Livestock waste management requires sizing, design, construction and management of the appropriate facilities. These guidelines specifically address the construction requirements and procedures for the liquids storage facility. Although many of these guidelines also apply to solids storage facilities, they are not specifically addressed herein. The Idaho Waste Management Guidelines for Confined Feeding Operations (IWMG) is the main source of information for the sizing and design of livestock waste facilities. The University of Idaho Cooperative Extension System (U of I), USDA Natural Resources Conservation Service (NRCS) (NRCS) and Idaho State Department of Agriculture (ISDA) are available to assist with planning and designing livestock waste containment facilities.
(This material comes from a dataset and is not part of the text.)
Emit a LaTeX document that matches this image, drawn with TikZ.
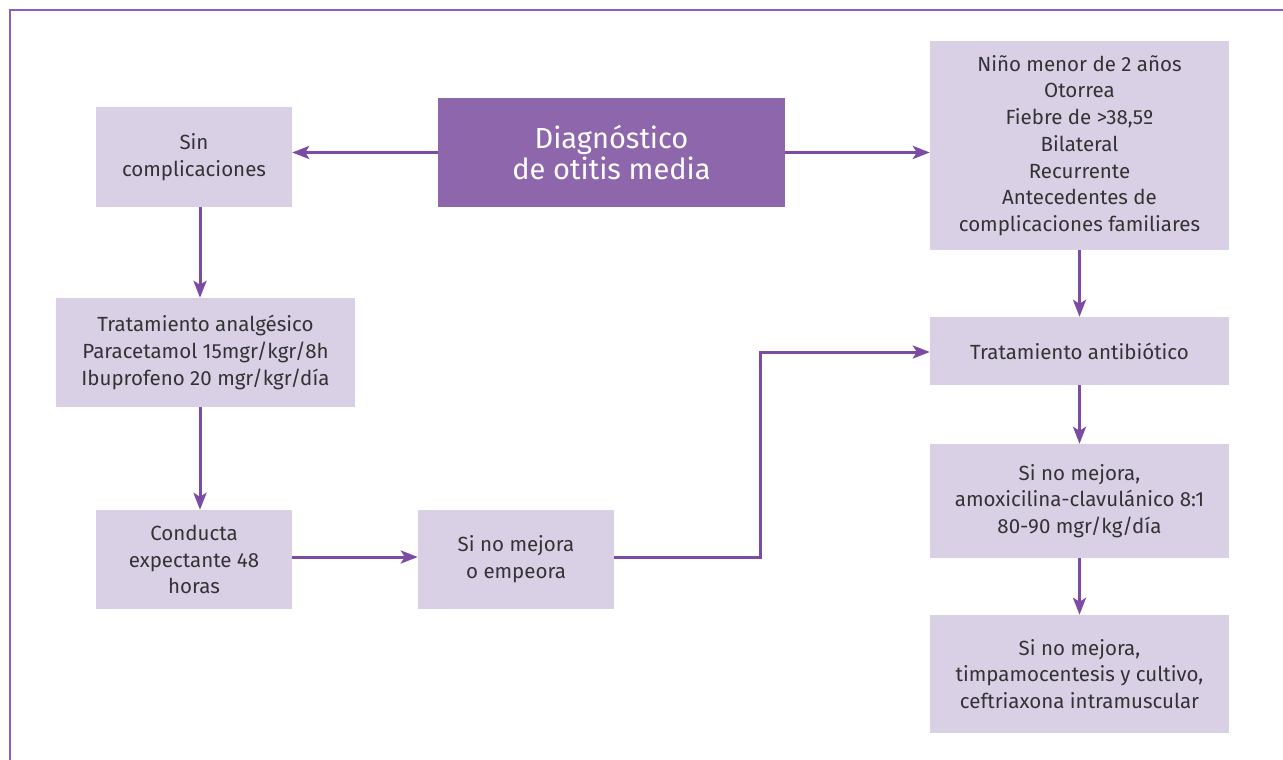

The primary requirements for construction of the waste storage pond are that it must be sealed to prevent contamination of the ground water and must not allow a surface discharge. Many different materials may be used for the construction of the liquid waste containment facility, including soil, synthetic liners, concrete, asphalt, steel, plastic and fiberglass.
During construction of sites one acre or larger, operators are required to obtain authorization to discharge stormwater under an NPDES construction stormwater permit from the EPA.
Initial cost, site construction constraints, and long term maintenance are all important criteria to consider before choosing a construction material. The advantages and disadvantages of each material type are discussed below, however, it is important to remember that the best option may be a combination of materials, such as a concrete bottom with earthen side.
The existing onsite soil or imported soil may be used to construct the storage facility if it meets the requirements of SNTC-716 (Revision 1), Design and Construction Guidelines for Considering Seepage from Agricultural Waste Storage Ponds and Treatment Lagoons, prepared by NRCS. Specifically, the soil must have a 15% or higher clay content and 20-100% passing the #200 sieve. Alternatively, the in-place soil specific discharge may be lab tested to meet 1x10-5 cm/sec or 0.34 in/day. If the existing onsite soil meets this criteria, an earthen lagoon is typically the most economical solution initially. However, the annual cleaning and maintenance of this type of facility is a disadvantage. Earthen ponds must be constructed 2 ft. above highest ground water level, rock or gravel which may be a limiting factor at some sites.
Figure 1: Completed Earthen Lagoon in N. Idaho (Photo by Les Boian)
These liners include PVC, polyethylene and rubber products which are used as an impermeable barrier for the construction of the storage pond. Most of these products require a well prepared soil layer below the liner and a cover of at least 6" of soil or gravel. These materials are expensive to install (typ. $0.40 to $1.20 per square foot). Synthetic liners are also very fragile, increasing the annual cleaning and long term maintenance costs. Synthetic liners should be located a minimum 6" above highest ground water level, rock or gravel.
Concrete containment facilities can consist of precast tanks (similar to septic tanks), concrete/asphalt lined ponds and above ground concrete vaults. Facilities constructed of reinforced concrete are the longest lasting and have the lowest maintenance costs of all systems. The primary disadvantage of concrete storage facilities is the initial cost. Asphalt lined ponds are slightly cheaper than concrete lined ponds, however, they require a greater attention to detail during the preliminary construction phases. Concrete/asphalt ponds may be located slightly below the ground water level but because of possible "floating", an engineer should review the project prior to construction.
Steel, plastic, fiberglass and other manufactured containment facilities are available, typically in the vertical silo configuration. The operation and maintenance of these types of facilities is the primary advantage, with the high initial cost being the main disadvantage.